La grande famille Concorde

Par André Moreau
Chef d’escale de New York d’août 1977 à mai 1984.

André Moreau a été le témoin privilégié de l’ouverture de la ligne supersonique Paris New York puisqu’il a pris ses fonctions à Kennedy 3 mois avant l’arrivée du premier Concorde régulier. Il nous livre quelques souvenirs de cette époque.

Le 15 août1977, avec ma famille, nous embarquons pour New York. Notre arrivée coïncide avec le décès d’Elvis Presley et surtout quelques jours plus tard avec une longue grève du Contrôle de la Circulation Aérienne sur l’Atlantique Nord. A mon arrivée, j’occupe le poste de Chef du Service Passage, en charge du traitement des passagers au départ et à l’arrivée. L’escale Air France de Kennedy traite de 3 à 4 départs par jour, étalés sur la journée de 10 à 22 heures. Simultanément nous commençons à préparer l’arrivée de Concorde, dont l’autorisation d’exploitation est suspendue aux résultats des négociations avec les Autorités Américaines.  

Nous subissons certaines manifestations anti-Concorde, mais également anti-françaises car les manifestants portent des pancartes contre Peugeot, Michelin etc. Elles ont un caractère très folklorique. Nous avons droit aux cornemuses ; on a même vu quelques députés locaux … chanter !! Le paradoxe Américain atteint son comble lorsque je vois des syndicalistes américains manifester en faveur du Concorde, source d’emploi selon eux. Devant le caractère bon enfant de ces manifestations, il m’arrive de leur offrir du café.

Après l’ouverture de Rio de Janeiro en janvier 1976, Air France ouvre l’exploitation supersonique de Caracas avec une escale technique à Santa Maria où je fus affecté de 1958 à 1960, à l’époque où les Lockheed Constellation desservant les Amériques et les Antilles s’y posaient en escale technique.
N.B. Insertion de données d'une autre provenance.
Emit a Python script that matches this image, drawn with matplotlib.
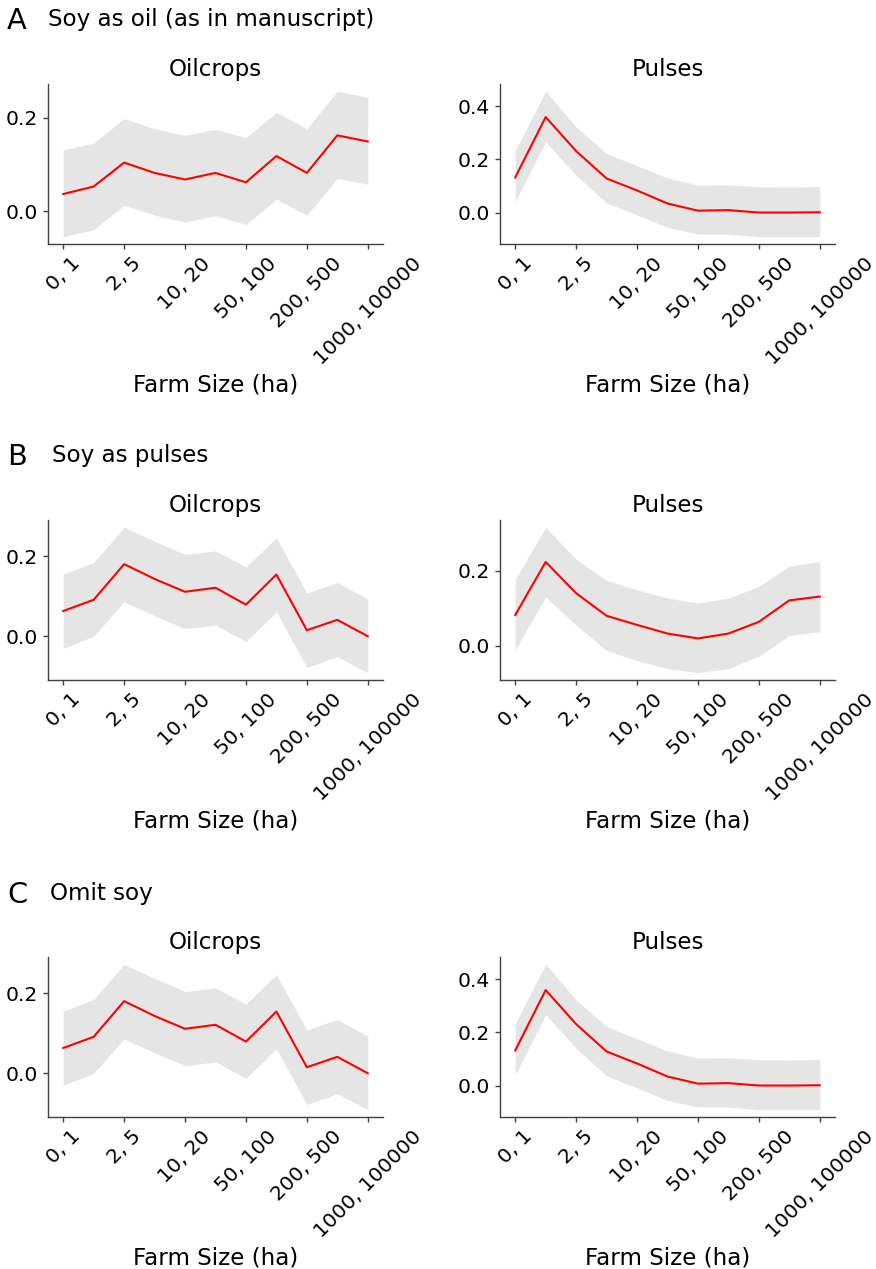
import numpy as np
import matplotlib
matplotlib.use("Agg")
import matplotlib.pyplot as plt

# farm size bins (ha); only every other bin gets a tick label
BINS = ["0, 1", "1, 2", "2, 5", "5, 10", "10, 20", "20, 50", "50, 100",
        "100, 200", "200, 500", "500, 1000", "1000, 100000"]

# Soy counted as oil crop
oil_as_oil_mean = [0.037, 0.053, 0.104, 0.082, 0.068, 0.082, 0.062, 0.118, 0.082, 0.162, 0.149]
oil_as_oil_hi = [0.131, 0.146, 0.198, 0.176, 0.162, 0.175, 0.157, 0.211, 0.176, 0.256, 0.243]
oil_as_oil_lo = [-0.054, -0.039, 0.013, -0.008, -0.023, -0.009, -0.028, 0.026, -0.008, 0.070, 0.058]

pul_as_oil_mean = [0.132, 0.359, 0.231, 0.128, 0.083, 0.034, 0.007, 0.009, 0.000, 0.000, 0.001]
pul_as_oil_hi = [0.232, 0.456, 0.322, 0.222, 0.176, 0.130, 0.103, 0.104, 0.097, 0.096, 0.098]
pul_as_oil_lo = [0.041, 0.266, 0.140, 0.036, -0.009, -0.056, -0.081, -0.081, -0.091, -0.091, -0.091]

# Soy counted as pulse
oil_as_pul_mean = [0.063, 0.091, 0.180, 0.143, 0.111, 0.121, 0.079, 0.154, 0.015, 0.041, 0.000]
oil_as_pul_hi = [0.155, 0.184, 0.272, 0.237, 0.204, 0.213, 0.173, 0.246, 0.108, 0.134, 0.093]
oil_as_pul_lo = [-0.030, 0.000, 0.086, 0.051, 0.019, 0.028, -0.013, 0.061, -0.078, -0.051, -0.091]

pul_as_pul_mean = [0.082, 0.223, 0.140, 0.080, 0.056, 0.033, 0.020, 0.033, 0.064, 0.121, 0.131]
pul_as_pul_hi = [0.177, 0.315, 0.230, 0.174, 0.149, 0.127, 0.114, 0.127, 0.158, 0.212, 0.224]
pul_as_pul_lo = [-0.010, 0.130, 0.055, -0.012, -0.039, -0.060, -0.071, -0.060, -0.027, 0.028, 0.038]

# Soy omitted: oilcrops match the "pulses" case, pulses match the "oil" case
oil_omit_mean, oil_omit_hi, oil_omit_lo = oil_as_pul_mean, oil_as_pul_hi, oil_as_pul_lo
pul_omit_mean, pul_omit_hi, pul_omit_lo = pul_as_oil_mean, pul_as_oil_hi, pul_as_oil_lo

ROWS = [
    ("A", "Soy as oil (as in manuscript)",
     (oil_as_oil_mean, oil_as_oil_lo, oil_as_oil_hi),
     (pul_as_oil_mean, pul_as_oil_lo, pul_as_oil_hi)),
    ("B", "Soy as pulses",
     (oil_as_pul_mean, oil_as_pul_lo, oil_as_pul_hi),
     (pul_as_pul_mean, pul_as_pul_lo, pul_as_pul_hi)),
    ("C", "Omit soy",
     (oil_omit_mean, oil_omit_lo, oil_omit_hi),
     (pul_omit_mean, pul_omit_lo, pul_omit_hi)),
]

W, H = 876, 1269
fig = plt.figure(figsize=(W / 100, H / 100), dpi=100)

col_left = [48, 500]
ax_w = 335
ax_h = 160
row_top = [84, 520, 957]
letter_y = [7, 443, 881]
title_x = [48, 52, 50]

x = np.arange(len(BINS))
SPINE = "0.25"


def panel(ax, data, name):
    mean, lo, hi = data
    ax.fill_between(x, lo, hi, color="k", alpha=0.1, lw=0)
    ax.plot(x, mean, color="red", lw=1.5)
    ax.set_title(name, fontsize=16.6)
    ax.set_xticks(x[::2])
    ax.set_xticklabels(BINS[::2], rotation=45, fontsize=14.6)
    ax.tick_params(axis="y", labelsize=14.6)
    ax.tick_params(color=SPINE, width=1.0)
    ax.yaxis.set_major_locator(matplotlib.ticker.MultipleLocator(0.2))
    ax.set_xlabel("Farm Size (ha)", fontsize=16.6)
    ax.spines["top"].set_visible(False)
    ax.spines["right"].set_visible(False)
    for s in ("left", "bottom"):
        ax.spines[s].set_color(SPINE)
        ax.spines[s].set_linewidth(1.0)


for r, (letter, label, oil, pul) in enumerate(ROWS):
    bottom = 1 - (row_top[r] + ax_h) / H
    ax1 = fig.add_axes([col_left[0] / W, bottom, ax_w / W, ax_h / H])
    ax2 = fig.add_axes([col_left[1] / W, bottom, ax_w / W, ax_h / H])
    panel(ax1, oil, "Oilcrops")
    panel(ax2, pul, "Pulses")
    fig.text(7 / W, 1 - letter_y[r] / H, letter, fontsize=20.8, va="top", ha="left")
    fig.text(title_x[r] / W, 1 - (letter_y[r] + 1) / H, label, fontsize=16.6,
             va="top", ha="left")

fig.savefig("out.png", dpi=100)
Particularité du vol Paris Santa Maria Caracas : on voit le soleil se lever deux fois le soir !! Vous partez de Paris vers 19 heures. Le Concorde rattrape le soleil qui vient de se coucher et qui réapparaît, donnant l’impression d’un lever de soleil à l’ouest. La même scène se reproduit après le décollage de Santa. Seul Concorde peut offrir ce spectacle en raison de son vol supersonique à Mach 2.

En février 1977 le Secrétaire aux Transports des Etats-Unis, M. Coleman autorise une exploitation limitée entre 7 et 22 heures sur New York et Washington (aéroport fédéral). Mais le PONYA (Port of New York Authority, l’autorité portuaire) interdit l’exploitation pour 6 mois (en attente des résultats des mesures de bruit à Washington). Pour pallier à cet interdit, nous ouvrons une navette La Guardia Washington en Beechcraft (12 passagers) avec une Compagnie locale. Air France et British Airways engagent un procès contre le PONYA au motif que leur interdiction est inconstitutionnelle car elle annule une décision fédérale dans le domaine international. Mi-novembre le PONYA autorise le Concorde à exploiter l’aéroport de New York Kennedy, édictant des normes antibruit très sévères.

L’exploitation commerciale du Concorde débute à New York le 22 novembre 1977. Notre bel oiseau blanc se pose deux minutes avant celui des « British ». Jeanne d’Arc en sourit encore.

Avant mon départ, le Directeur Général m’avait reçu en me fixant des objectifs élevés : « le sans faute pour Concorde ». Mon ami Gilbert Redan que j’avais remplacé comme Chef du Service Passage, avait fait un excellent travail de préparation des procédures de traitement des passagers Concorde, facilitant ainsi ma prise de service. Néanmoins, comme toute mise en service d’un nouvel avion, le début des vols Concorde est assez laborieux. Les petites pannes au départ sont relativement fréquentes et les équipages n’ont pas encore acquis l’expérience de ces petits problèmes. Seule possibilité pour améliorer cette situation, avoir un avion de rechange (la réserve) à New York. Opération tout à fait réalisable car je connais la disponibilité des avions, étant un ancien de la Direction du Programme. J’y étais responsable de l’élaboration des horaires et avais conçu en 1975 les premiers horaires Concorde. Je prends ma plume, rédige une belle note à la Direction du Programme sans passer par ma hiérarchie locale. Je n’étais pas encore Chef d’Escale. Mal m’en pris : «  De quoi m’occupais je !! – Et la hiérarchie ? – On ne fait pas cela à Air France !! – On va se faire mal voir – Cela va coûter cher ! »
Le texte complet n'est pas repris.